More than 400 people had streamed into the centre by early afternoon on Tuesday, said aid workers, the final day of what Ukraine and its Western allies denounced as bogus referendums with pre-determined results mounted by Putin as a pretext to annex Zaporizhzhia and three other Ukrainian provinces.

Putin says the votes were designed to protect people from what he has called the persecution of ethnic Russians and Russian-speakers by Ukraine, something Kyiv denies.

"We don't know anyone who supports this," said Nataliya Kazidub, echoing widespread disdain for the voting expressed by others who have fled from Russian-held parts of Zaporizhzhia, Kherson, Luhansk, and Donetsk provinces.

Putin is expected to declare them part of Russia later this week.

Cars, vans and buses churned into the parking lot as the afternoon wore on, women cradling babies, children holding pets, local police registering newcomers clustered around their vehicles.

The voting followed a "partial mobilization" that Putin declared on Sept. 21 after a lightning Ukrainian counterstrike reclaimed more than 8,500 square kilometres of the country's northeast taken by Russian forces since their invasion in February.

Ridwan Ramazov, 30, said he left his village of Novo Alekseyeva in Kherson province on Saturday with his wife and two infant children, but was barred from driving to Ukrainian-held Zaporizhzhia until Tuesday.

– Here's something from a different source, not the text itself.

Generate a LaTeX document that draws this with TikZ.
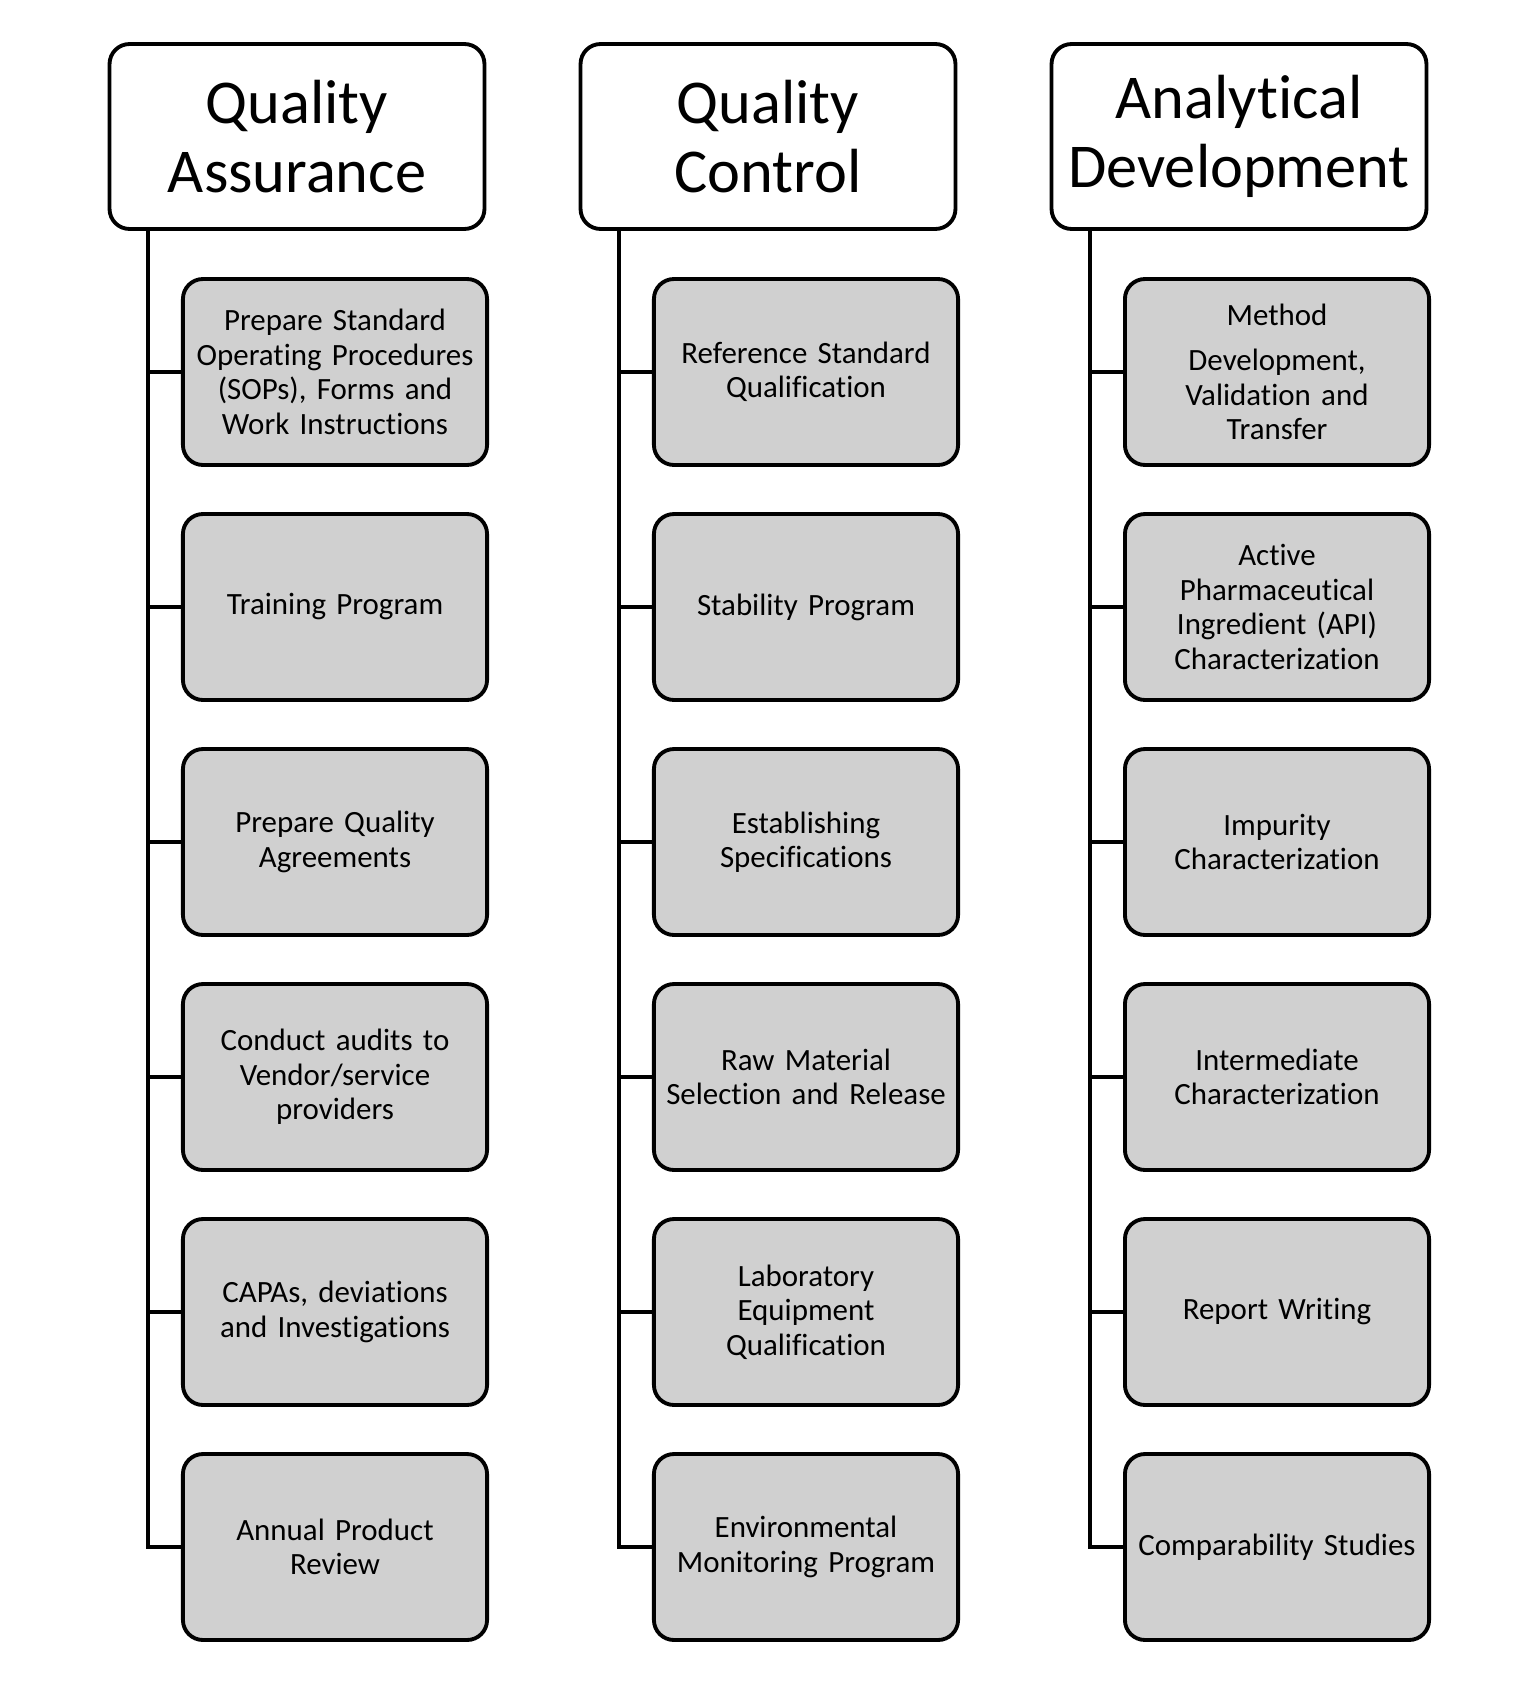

Not only did guards allow them through, he said, but they showed sympathy for his five-month-old son by escorting the family to the front of an "enormous" line of waiting vehicles.

Locals in Zaporizhzhia city, the capital of the province, said Russian forces had fired missiles on the city on Tuesday even before the referendums had ended.

One projectile dug a massive crater next to the Zaporizhzhia Sich restaurant, said its owner Sergiy, who did not give a surname. The restaurant is on Khortytsia, a huge island in the Dnipro River famed for its derelict Cossack fortress.

The missile severed power lines and trees, smashed windows, and flung from the restaurant's walls photographs of famous Ukrainian, Russian, and Soviet personalities who dined there, Sergiy said.

He said he removed a picture of Putin after the Russian leader seized Crimea in 2014.

Another missile crashed into the rear of the Sunrise Hotel, a hotel, restaurant, and spa in a leafy park in downtown Zaporizhzhia, the second time it was hit in four days, said one of its owners, Vitali, 59, who declined to give his last name.

"It's empty. There was only a security man inside," he said, adding that there were no casualties on Tuesday and one dead and four injured in Saturday's strike.

Russia denies targeting civilians in what it calls a "special military operation" to demilitarise Ukraine.

The hotel's mascot, a dog named Stepa, survived both attacks, said Dmitri Kolobova, who was helping clear rubble.

"He's a rocket-proof dog," Kolobova chuckled as Stepa pranced nearby, wagging his tail.